Price paid: $ 120
Purchased from: Malekko
Sound — 9
The majority of reverb pedals, including the Chicklet, work both in the FX loop of an amp and in front, alongside your dirt (overdrive/distortion/fuzz), tuner, etc. Placing it in the loop makes the sound clearer and more present, while placing it in front of the amp wields more interesting, organic results. Some musicians prefer a very comprehensive and clean sound (loop), while others prefer something a little more splashy and distorted (in front). Either way, the Chicklet really doesn't mind. However, because of it's potential for self-oscillation, strange noises and high-pitched squeals, the Chicklet may be a little more annoying and random to certain players. Malekko products tend to be like that; they rely on the more insane sounds, rather than the subtle ones. Of course that suits me down to the ground.
Overall Impression — 8
For both subtle and extreme settings, the Chicklet Reverb is an excellent unit, particularly for the price. It suits many different genres, especially alternative/progressive rock, and can be used by a gigging musician who looks after and tests his gear regularly. Although I will probably be purchasing a more versatile and optional reverb in the future, this will stay on my board until then. And even at that point, I may decide to keep it for the self-oscillating, more extreme settings, or as a constantly-on background sound, as it does it so well. I personally suggest you use this pedal in the effects loop of your amp, if you have one, as it helps envelope your sound with more strength and clarity. As I said already, though, it feels very nice no matter where you put it. Experimentation is really the key with Malekko products. Put it wherever it sounds best to you.
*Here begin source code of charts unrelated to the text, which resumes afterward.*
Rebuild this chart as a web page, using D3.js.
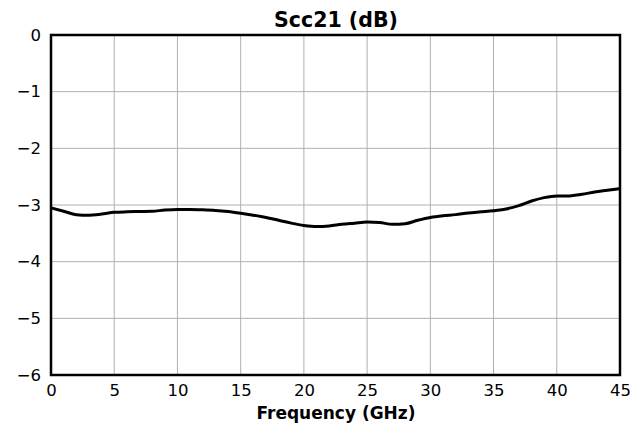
<!DOCTYPE html>
<html>
<head>
<meta charset="utf-8">
<script src="https://cdn.jsdelivr.net/npm/d3@7"></script>
<style>
  body { margin: 0; background: #fff; }
  svg text { font-family: "DejaVu Sans", sans-serif; }
</style>
</head>
<body>
<svg id="chart" width="630" height="426"></svg>
<script>
// Differential-to-common insertion loss, 1 GHz steps
const freqGHz = d3.range(0, 46, 1);
const scc21dB = [
  -3.05, -3.11, -3.17, -3.18, -3.16, -3.13, -3.12, -3.115, -3.11, -3.09,
  -3.08, -3.08, -3.085, -3.095, -3.115, -3.145, -3.18, -3.22, -3.27, -3.32,
  -3.36, -3.38, -3.37, -3.34, -3.32, -3.30, -3.31, -3.34, -3.33, -3.27,
  -3.22, -3.19, -3.17, -3.14, -3.12, -3.10, -3.07, -3.01, -2.93, -2.87,
  -2.84, -2.84, -2.81, -2.77, -2.74, -2.71
];
const xTicks = [0, 5, 10, 15, 20, 25, 30, 35, 40, 45];
const yTicks = [0, -1, -2, -3, -4, -5, -6];

const svg = d3.select("#chart");
const plotL = 51, plotR = 620, plotT = 35, plotB = 375;

const x = d3.scaleLinear().domain([0, 45]).range([plotL, plotR]);
const y = d3.scaleLinear().domain([-6, 0]).range([plotB, plotT]);

// grid
svg.append("g").selectAll("line").data(xTicks).join("line")
  .attr("x1", d => x(d)).attr("x2", d => x(d))
  .attr("y1", plotT).attr("y2", plotB)
  .attr("stroke", "#b0b0b0").attr("stroke-width", 1);
svg.append("g").selectAll("line").data(yTicks).join("line")
  .attr("x1", plotL).attr("x2", plotR)
  .attr("y1", d => y(d)).attr("y2", d => y(d))
  .attr("stroke", "#b0b0b0").attr("stroke-width", 1);

// curve
const line = d3.line().x((d, i) => x(freqGHz[i])).y(d => y(d)).curve(d3.curveMonotoneX);
svg.append("path").datum(scc21dB)
  .attr("d", line).attr("fill", "none")
  .attr("stroke", "#000").attr("stroke-width", 3)
  .attr("stroke-linejoin", "round");

// axes
const xAxis = d3.axisBottom(x).tickValues(xTicks).tickSize(0).tickPadding(9)
  .tickFormat(d3.format("d"));
const yAxis = d3.axisLeft(y).tickValues(yTicks).tickSize(0).tickPadding(10)
  .tickFormat(d => d < 0 ? "\u2212" + Math.abs(d) : String(d));

const gx = svg.append("g").attr("transform", `translate(0,${plotB})`).call(xAxis);
const gy = svg.append("g").attr("transform", `translate(${plotL},0)`).call(yAxis);
[gx, gy].forEach(g => {
  g.select(".domain").remove();
  g.selectAll("text").attr("font-size", 16.5).attr("fill", "#000")
    .style("font-family", "'DejaVu Sans', sans-serif");
});

// frame
svg.append("rect").attr("x", plotL).attr("y", plotT)
  .attr("width", plotR - plotL).attr("height", plotB - plotT)
  .attr("fill", "none").attr("stroke", "#000").attr("stroke-width", 2.5);

// labels
svg.append("text").attr("x", 336).attr("y", 27)
  .attr("text-anchor", "middle").attr("font-size", 20.5).attr("font-weight", "bold")
  .text("Scc21 (dB)");
svg.append("text").attr("x", 336).attr("y", 419)
  .attr("text-anchor", "middle").attr("font-size", 17).attr("font-weight", "bold")
  .text("Frequency (GHz)");
</script>
</body>
</html>
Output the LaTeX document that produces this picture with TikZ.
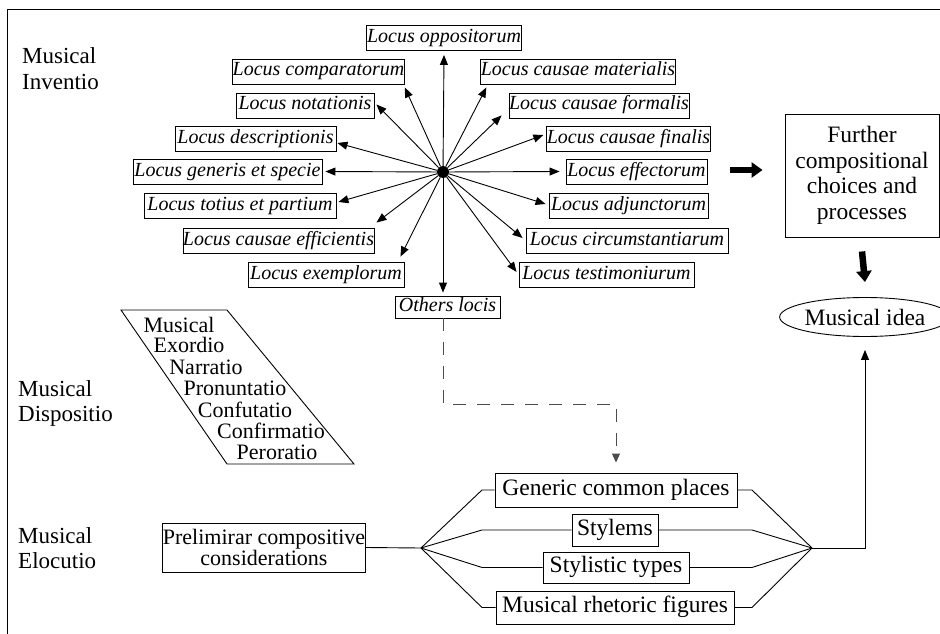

That is what Josh would say.
Reliability & Durability — 8
I very much trust Malekko and Josh, the builder and owner, but I have noticed a couple of issues with my particular Chicklet. Firstly, the small white knobs commonplace for Malekko products are quite loose and turn very easily. After calling Josh up, he did specify that those particular knobs were designed to move as freely as possible. But I still believe mine to be more 'free' than they should be - comparing it to my other Malekko pedals, that is. There is also something else that I find slightly confusing with the Chicklet. This may be a 'quirk' that all reverb pedals have in common, I don't know, but either way, to explain what I mean: When I first stomp on the pedal, I am not greeted with a spacey echo. I am greeted with nothing but a pop. I have to kick the true-bypass button on and off a few times before the signal comes back to life, which is strange and could be an issue for a gigging musician who doesn't test his gear beforehand. I obviously checked my cables and the signal, and they are not to blame. Either way, as I said, this could happen with all reverb pedals. I'm not complaining.
Ease of Use — 8
The Malekko Chicklet Reverb has two very easy to use knobs, of which neither are overly sensitive or 'stiff'. The knob on the left controls the mix, while the knob of the right controls the dwell. The 'Mix' control is pretty self-explanatory; it determines how wet or dry the signal is, controlling the amount of reverb that is sent to the amp from the pedal. The 'Dwell' knob, then, functions almost like a depth control. It allows the user to dial in any levels of reverb, ranging from subtle sweetness, to self-oscillating lushness. Although there is strictly only one form of reverberation here, it is not a one-trick pony. Because of it's potential for both extreme wetness and calm serenity, it makes for a relatively versatile unit. Obviously, however, due to that same reason, it also can be frustratingly simple and limiting. But for the price and the size, you cannot ask for more.